Go through the data and copy every line exactly, but not the images.

## Supplied information
* Start *

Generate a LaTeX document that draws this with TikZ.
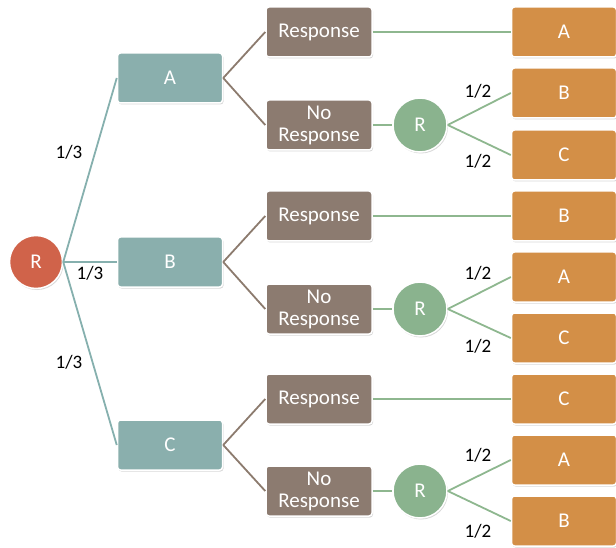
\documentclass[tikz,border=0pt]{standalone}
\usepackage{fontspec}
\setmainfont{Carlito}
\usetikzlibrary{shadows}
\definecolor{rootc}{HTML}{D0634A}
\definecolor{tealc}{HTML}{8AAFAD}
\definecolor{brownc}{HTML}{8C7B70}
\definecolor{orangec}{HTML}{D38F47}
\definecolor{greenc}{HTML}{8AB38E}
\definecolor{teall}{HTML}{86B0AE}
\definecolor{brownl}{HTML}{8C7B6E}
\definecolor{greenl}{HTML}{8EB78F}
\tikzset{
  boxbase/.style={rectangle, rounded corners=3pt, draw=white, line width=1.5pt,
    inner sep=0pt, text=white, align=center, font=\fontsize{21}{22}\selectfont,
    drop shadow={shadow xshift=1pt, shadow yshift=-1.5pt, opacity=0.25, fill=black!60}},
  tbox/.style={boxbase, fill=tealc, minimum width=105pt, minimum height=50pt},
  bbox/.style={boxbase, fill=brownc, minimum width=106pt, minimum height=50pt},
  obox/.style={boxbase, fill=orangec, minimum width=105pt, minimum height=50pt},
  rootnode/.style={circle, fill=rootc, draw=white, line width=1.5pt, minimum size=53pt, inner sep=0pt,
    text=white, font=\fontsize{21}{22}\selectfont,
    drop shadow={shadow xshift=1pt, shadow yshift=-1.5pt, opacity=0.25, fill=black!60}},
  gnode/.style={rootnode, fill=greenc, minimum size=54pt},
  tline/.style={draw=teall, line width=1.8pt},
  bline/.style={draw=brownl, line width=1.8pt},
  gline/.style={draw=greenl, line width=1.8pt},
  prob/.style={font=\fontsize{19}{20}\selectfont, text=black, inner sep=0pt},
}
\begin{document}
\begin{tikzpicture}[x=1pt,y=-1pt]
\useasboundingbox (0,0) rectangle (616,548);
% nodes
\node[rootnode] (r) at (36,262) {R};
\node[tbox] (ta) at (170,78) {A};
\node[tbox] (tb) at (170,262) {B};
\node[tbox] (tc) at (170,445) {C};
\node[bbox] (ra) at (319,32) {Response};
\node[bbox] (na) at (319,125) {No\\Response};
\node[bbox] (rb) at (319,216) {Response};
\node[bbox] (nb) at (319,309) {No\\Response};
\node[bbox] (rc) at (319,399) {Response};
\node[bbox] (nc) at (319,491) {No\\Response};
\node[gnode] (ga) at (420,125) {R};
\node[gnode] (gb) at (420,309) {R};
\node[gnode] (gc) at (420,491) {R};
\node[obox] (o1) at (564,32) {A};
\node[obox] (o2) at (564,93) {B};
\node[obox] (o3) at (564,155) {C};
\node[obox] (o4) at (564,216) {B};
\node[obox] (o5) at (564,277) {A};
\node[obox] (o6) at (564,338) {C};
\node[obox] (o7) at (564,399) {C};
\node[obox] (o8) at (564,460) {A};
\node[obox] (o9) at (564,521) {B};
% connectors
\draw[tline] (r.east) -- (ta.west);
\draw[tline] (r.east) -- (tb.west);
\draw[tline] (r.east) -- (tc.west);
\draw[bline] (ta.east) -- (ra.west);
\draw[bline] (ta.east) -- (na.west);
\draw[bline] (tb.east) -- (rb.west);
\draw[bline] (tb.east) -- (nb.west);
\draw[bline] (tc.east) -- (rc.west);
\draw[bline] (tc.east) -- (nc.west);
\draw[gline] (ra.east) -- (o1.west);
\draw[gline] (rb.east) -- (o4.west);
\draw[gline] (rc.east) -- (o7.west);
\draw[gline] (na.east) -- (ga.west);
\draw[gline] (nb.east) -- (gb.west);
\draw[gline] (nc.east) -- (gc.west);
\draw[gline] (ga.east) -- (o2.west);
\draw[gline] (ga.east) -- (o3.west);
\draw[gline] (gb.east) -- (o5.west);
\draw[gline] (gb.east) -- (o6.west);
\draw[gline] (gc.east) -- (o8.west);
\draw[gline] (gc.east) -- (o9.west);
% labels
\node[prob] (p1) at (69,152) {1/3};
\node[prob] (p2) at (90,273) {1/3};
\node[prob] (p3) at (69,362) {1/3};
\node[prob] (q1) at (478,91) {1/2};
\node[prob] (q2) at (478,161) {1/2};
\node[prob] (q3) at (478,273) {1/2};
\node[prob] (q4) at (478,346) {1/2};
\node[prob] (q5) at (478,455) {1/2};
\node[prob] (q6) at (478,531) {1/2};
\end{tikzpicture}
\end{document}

* End *

## Solved problem
Generate a LaTeX document that draws this with TikZ.
\documentclass[tikz,border=0pt]{standalone}
\usepackage{fontspec}
\setmainfont{Carlito}
\usetikzlibrary{shadows}
\definecolor{rootc}{HTML}{D0634A}
\definecolor{tealc}{HTML}{8AAFAD}
\definecolor{brownc}{HTML}{8C7B70}
\definecolor{orangec}{HTML}{D38F47}
\definecolor{greenc}{HTML}{8AB38E}
\definecolor{teall}{HTML}{86B0AE}
\definecolor{brownl}{HTML}{8C7B6E}
\definecolor{greenl}{HTML}{8EB78F}
\tikzset{
  boxbase/.style={rectangle, rounded corners=3pt, draw=white, line width=1.5pt,
    inner sep=0pt, text=white, align=center, font=\fontsize{21}{22}\selectfont,
    drop shadow={shadow xshift=1pt, shadow yshift=-1.5pt, opacity=0.25, fill=black!60}},
  tbox/.style={boxbase, fill=tealc, minimum width=105pt, minimum height=50pt},
  bbox/.style={boxbase, fill=brownc, minimum width=106pt, minimum height=50pt},
  obox/.style={boxbase, fill=orangec, minimum width=105pt, minimum height=50pt},
  rootnode/.style={circle, fill=rootc, draw=white, line width=1.5pt, minimum size=53pt, inner sep=0pt,
    text=white, font=\fontsize{21}{22}\selectfont,
    drop shadow={shadow xshift=1pt, shadow yshift=-1.5pt, opacity=0.25, fill=black!60}},
  gnode/.style={rootnode, fill=greenc, minimum size=54pt},
  tline/.style={draw=teall, line width=1.8pt},
  bline/.style={draw=brownl, line width=1.8pt},
  gline/.style={draw=greenl, line width=1.8pt},
  prob/.style={font=\fontsize{19}{20}\selectfont, text=black, inner sep=0pt},
}
\begin{document}
\begin{tikzpicture}[x=1pt,y=-1pt]
\useasboundingbox (0,0) rectangle (616,548);
% nodes
\node[rootnode] (r) at (36,262) {R};
\node[tbox] (ta) at (170,78) {A};
\node[tbox] (tb) at (170,262) {B};
\node[tbox] (tc) at (170,445) {C};
\node[bbox] (ra) at (319,32) {Response};
\node[bbox] (na) at (319,125) {No\\Response};
\node[bbox] (rb) at (319,216) {Response};
\node[bbox] (nb) at (319,309) {No\\Response};
\node[bbox] (rc) at (319,399) {Response};
\node[bbox] (nc) at (319,491) {No\\Response};
\node[gnode] (ga) at (420,125) {R};
\node[gnode] (gb) at (420,309) {R};
\node[gnode] (gc) at (420,491) {R};
\node[obox] (o1) at (564,32) {A};
\node[obox] (o2) at (564,93) {B};
\node[obox] (o3) at (564,155) {C};
\node[obox] (o4) at (564,216) {B};
\node[obox] (o5) at (564,277) {A};
\node[obox] (o6) at (564,338) {C};
\node[obox] (o7) at (564,399) {C};
\node[obox] (o8) at (564,460) {A};
\node[obox] (o9) at (564,521) {B};
% connectors
\draw[tline] (r.east) -- (ta.west);
\draw[tline] (r.east) -- (tb.west);
\draw[tline] (r.east) -- (tc.west);
\draw[bline] (ta.east) -- (ra.west);
\draw[bline] (ta.east) -- (na.west);
\draw[bline] (tb.east) -- (rb.west);
\draw[bline] (tb.east) -- (nb.west);
\draw[bline] (tc.east) -- (rc.west);
\draw[bline] (tc.east) -- (nc.west);
\draw[gline] (ra.east) -- (o1.west);
\draw[gline] (rb.east) -- (o4.west);
\draw[gline] (rc.east) -- (o7.west);
\draw[gline] (na.east) -- (ga.west);
\draw[gline] (nb.east) -- (gb.west);
\draw[gline] (nc.east) -- (gc.west);
\draw[gline] (ga.east) -- (o2.west);
\draw[gline] (ga.east) -- (o3.west);
\draw[gline] (gb.east) -- (o5.west);
\draw[gline] (gb.east) -- (o6.west);
\draw[gline] (gc.east) -- (o8.west);
\draw[gline] (gc.east) -- (o9.west);
% labels
\node[prob] (p1) at (69,152) {1/3};
\node[prob] (p2) at (90,273) {1/3};
\node[prob] (p3) at (69,362) {1/3};
\node[prob] (q1) at (478,91) {1/2};
\node[prob] (q2) at (478,161) {1/2};
\node[prob] (q3) at (478,273) {1/2};
\node[prob] (q4) at (478,346) {1/2};
\node[prob] (q5) at (478,455) {1/2};
\node[prob] (q6) at (478,531) {1/2};
\end{tikzpicture}
\end{document}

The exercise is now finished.